**THE REQUEST:** Write every entry out again exactly, please, and skip the pictures.

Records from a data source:
— Begin —

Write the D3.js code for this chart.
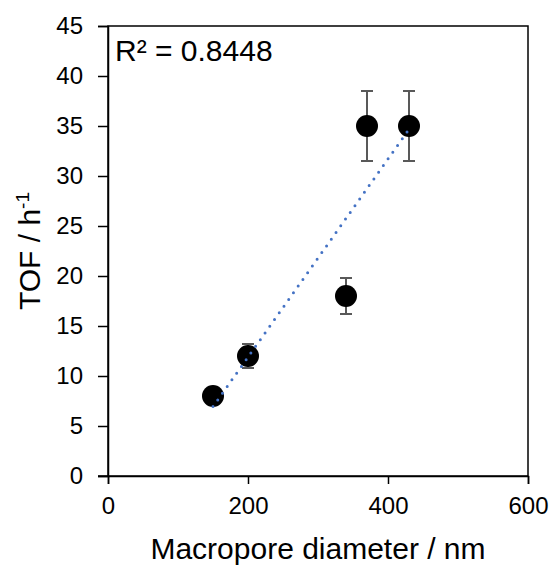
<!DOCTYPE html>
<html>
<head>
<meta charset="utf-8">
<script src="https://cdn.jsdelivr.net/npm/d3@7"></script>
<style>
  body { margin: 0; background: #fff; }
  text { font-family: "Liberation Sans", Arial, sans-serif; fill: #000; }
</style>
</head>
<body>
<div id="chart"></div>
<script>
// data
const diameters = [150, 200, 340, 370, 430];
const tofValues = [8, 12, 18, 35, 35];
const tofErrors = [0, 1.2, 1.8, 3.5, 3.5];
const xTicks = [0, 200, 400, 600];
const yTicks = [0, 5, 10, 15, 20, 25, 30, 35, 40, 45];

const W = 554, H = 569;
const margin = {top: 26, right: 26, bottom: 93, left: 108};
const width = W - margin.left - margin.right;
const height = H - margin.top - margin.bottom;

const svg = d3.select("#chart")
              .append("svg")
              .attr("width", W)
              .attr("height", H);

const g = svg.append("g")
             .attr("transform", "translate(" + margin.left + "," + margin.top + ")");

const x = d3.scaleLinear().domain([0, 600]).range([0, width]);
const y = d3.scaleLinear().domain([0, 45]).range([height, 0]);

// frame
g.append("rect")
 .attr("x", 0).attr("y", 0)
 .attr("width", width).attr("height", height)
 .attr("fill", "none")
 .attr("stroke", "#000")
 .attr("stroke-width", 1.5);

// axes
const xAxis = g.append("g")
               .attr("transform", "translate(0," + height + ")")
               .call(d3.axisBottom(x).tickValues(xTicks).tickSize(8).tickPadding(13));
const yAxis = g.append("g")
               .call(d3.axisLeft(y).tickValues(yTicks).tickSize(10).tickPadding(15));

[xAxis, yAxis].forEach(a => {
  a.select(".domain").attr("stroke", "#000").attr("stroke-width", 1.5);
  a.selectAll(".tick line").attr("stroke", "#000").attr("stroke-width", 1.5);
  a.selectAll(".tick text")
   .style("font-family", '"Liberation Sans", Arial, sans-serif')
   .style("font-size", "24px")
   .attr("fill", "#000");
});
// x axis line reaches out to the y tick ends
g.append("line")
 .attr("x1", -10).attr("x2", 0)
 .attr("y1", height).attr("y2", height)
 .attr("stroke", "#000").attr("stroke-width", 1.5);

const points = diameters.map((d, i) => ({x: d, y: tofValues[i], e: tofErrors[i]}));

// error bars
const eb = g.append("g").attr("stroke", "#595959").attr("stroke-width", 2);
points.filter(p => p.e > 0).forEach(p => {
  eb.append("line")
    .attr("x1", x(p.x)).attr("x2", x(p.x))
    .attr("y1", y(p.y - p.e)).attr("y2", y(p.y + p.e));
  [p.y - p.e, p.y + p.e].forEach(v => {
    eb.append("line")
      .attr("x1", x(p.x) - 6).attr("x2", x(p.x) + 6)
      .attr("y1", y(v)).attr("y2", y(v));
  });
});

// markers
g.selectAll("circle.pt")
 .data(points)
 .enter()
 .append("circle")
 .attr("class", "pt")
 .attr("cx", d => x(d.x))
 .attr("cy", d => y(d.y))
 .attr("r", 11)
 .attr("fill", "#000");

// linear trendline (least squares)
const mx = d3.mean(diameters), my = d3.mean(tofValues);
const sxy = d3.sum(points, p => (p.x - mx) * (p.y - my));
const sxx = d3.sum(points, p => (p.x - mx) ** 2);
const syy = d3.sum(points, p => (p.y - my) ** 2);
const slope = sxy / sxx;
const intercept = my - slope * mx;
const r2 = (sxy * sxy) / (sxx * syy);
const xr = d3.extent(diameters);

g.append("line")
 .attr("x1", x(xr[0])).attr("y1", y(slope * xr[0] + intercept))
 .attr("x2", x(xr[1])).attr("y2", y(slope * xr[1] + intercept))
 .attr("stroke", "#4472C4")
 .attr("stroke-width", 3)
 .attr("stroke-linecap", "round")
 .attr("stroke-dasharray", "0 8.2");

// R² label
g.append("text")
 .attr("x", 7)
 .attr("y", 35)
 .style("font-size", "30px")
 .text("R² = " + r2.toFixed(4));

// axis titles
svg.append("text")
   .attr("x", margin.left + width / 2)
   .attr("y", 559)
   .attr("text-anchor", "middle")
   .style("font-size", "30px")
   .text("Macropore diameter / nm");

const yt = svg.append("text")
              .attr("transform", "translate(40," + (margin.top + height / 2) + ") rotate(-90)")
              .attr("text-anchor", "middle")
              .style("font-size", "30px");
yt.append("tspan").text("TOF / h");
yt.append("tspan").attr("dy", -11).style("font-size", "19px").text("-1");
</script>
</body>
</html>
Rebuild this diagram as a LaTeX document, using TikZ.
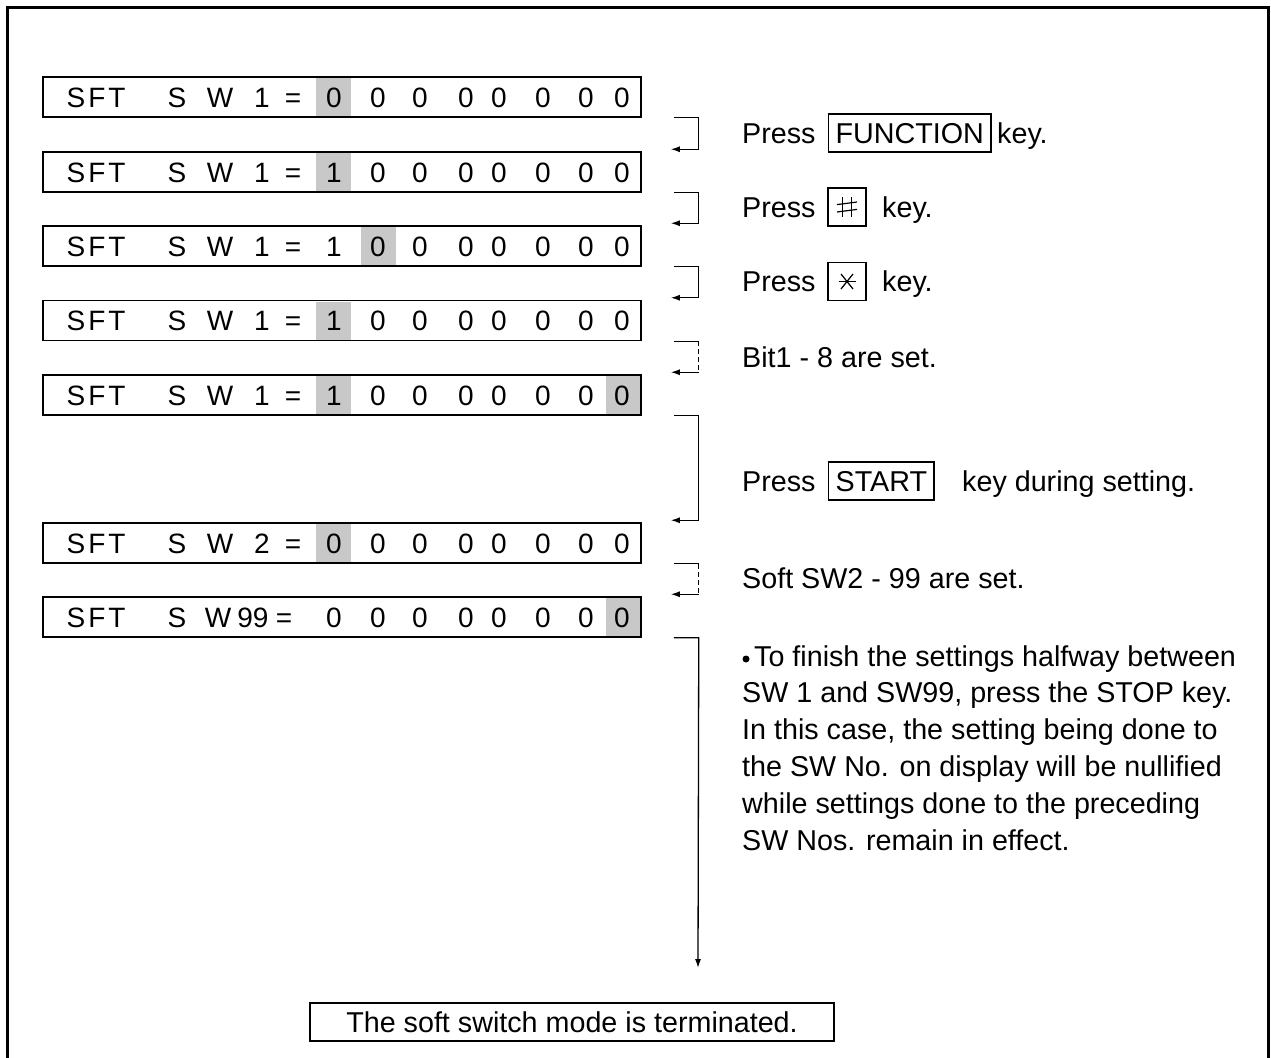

— End —

**RESULT BELOW:**
Write the D3.js code for this chart.
<!DOCTYPE html>
<html>
<head>
<meta charset="utf-8">
<script src="https://cdn.jsdelivr.net/npm/d3@7"></script>
<style>
  body { margin: 0; background: #fff; }
  text { font-family: "Liberation Sans", Arial, sans-serif; fill: #000; }
</style>
</head>
<body>
<div id="chart"></div>
<script>
// data
const diameters = [150, 200, 340, 370, 430];
const tofValues = [8, 12, 18, 35, 35];
const tofErrors = [0, 1.2, 1.8, 3.5, 3.5];
const xTicks = [0, 200, 400, 600];
const yTicks = [0, 5, 10, 15, 20, 25, 30, 35, 40, 45];

const W = 554, H = 569;
const margin = {top: 26, right: 26, bottom: 93, left: 108};
const width = W - margin.left - margin.right;
const height = H - margin.top - margin.bottom;

const svg = d3.select("#chart")
              .append("svg")
              .attr("width", W)
              .attr("height", H);

const g = svg.append("g")
             .attr("transform", "translate(" + margin.left + "," + margin.top + ")");

const x = d3.scaleLinear().domain([0, 600]).range([0, width]);
const y = d3.scaleLinear().domain([0, 45]).range([height, 0]);

// frame
g.append("rect")
 .attr("x", 0).attr("y", 0)
 .attr("width", width).attr("height", height)
 .attr("fill", "none")
 .attr("stroke", "#000")
 .attr("stroke-width", 1.5);

// axes
const xAxis = g.append("g")
               .attr("transform", "translate(0," + height + ")")
               .call(d3.axisBottom(x).tickValues(xTicks).tickSize(8).tickPadding(13));
const yAxis = g.append("g")
               .call(d3.axisLeft(y).tickValues(yTicks).tickSize(10).tickPadding(15));

[xAxis, yAxis].forEach(a => {
  a.select(".domain").attr("stroke", "#000").attr("stroke-width", 1.5);
  a.selectAll(".tick line").attr("stroke", "#000").attr("stroke-width", 1.5);
  a.selectAll(".tick text")
   .style("font-family", '"Liberation Sans", Arial, sans-serif')
   .style("font-size", "24px")
   .attr("fill", "#000");
});
// x axis line reaches out to the y tick ends
g.append("line")
 .attr("x1", -10).attr("x2", 0)
 .attr("y1", height).attr("y2", height)
 .attr("stroke", "#000").attr("stroke-width", 1.5);

const points = diameters.map((d, i) => ({x: d, y: tofValues[i], e: tofErrors[i]}));

// error bars
const eb = g.append("g").attr("stroke", "#595959").attr("stroke-width", 2);
points.filter(p => p.e > 0).forEach(p => {
  eb.append("line")
    .attr("x1", x(p.x)).attr("x2", x(p.x))
    .attr("y1", y(p.y - p.e)).attr("y2", y(p.y + p.e));
  [p.y - p.e, p.y + p.e].forEach(v => {
    eb.append("line")
      .attr("x1", x(p.x) - 6).attr("x2", x(p.x) + 6)
      .attr("y1", y(v)).attr("y2", y(v));
  });
});

// markers
g.selectAll("circle.pt")
 .data(points)
 .enter()
 .append("circle")
 .attr("class", "pt")
 .attr("cx", d => x(d.x))
 .attr("cy", d => y(d.y))
 .attr("r", 11)
 .attr("fill", "#000");

// linear trendline (least squares)
const mx = d3.mean(diameters), my = d3.mean(tofValues);
const sxy = d3.sum(points, p => (p.x - mx) * (p.y - my));
const sxx = d3.sum(points, p => (p.x - mx) ** 2);
const syy = d3.sum(points, p => (p.y - my) ** 2);
const slope = sxy / sxx;
const intercept = my - slope * mx;
const r2 = (sxy * sxy) / (sxx * syy);
const xr = d3.extent(diameters);

g.append("line")
 .attr("x1", x(xr[0])).attr("y1", y(slope * xr[0] + intercept))
 .attr("x2", x(xr[1])).attr("y2", y(slope * xr[1] + intercept))
 .attr("stroke", "#4472C4")
 .attr("stroke-width", 3)
 .attr("stroke-linecap", "round")
 .attr("stroke-dasharray", "0 8.2");

// R² label
g.append("text")
 .attr("x", 7)
 .attr("y", 35)
 .style("font-size", "30px")
 .text("R² = " + r2.toFixed(4));

// axis titles
svg.append("text")
   .attr("x", margin.left + width / 2)
   .attr("y", 559)
   .attr("text-anchor", "middle")
   .style("font-size", "30px")
   .text("Macropore diameter / nm");

const yt = svg.append("text")
              .attr("transform", "translate(40," + (margin.top + height / 2) + ") rotate(-90)")
              .attr("text-anchor", "middle")
              .style("font-size", "30px");
yt.append("tspan").text("TOF / h");
yt.append("tspan").attr("dy", -11).style("font-size", "19px").text("-1");
</script>
</body>
</html>
Rebuild this diagram as a LaTeX document, using TikZ.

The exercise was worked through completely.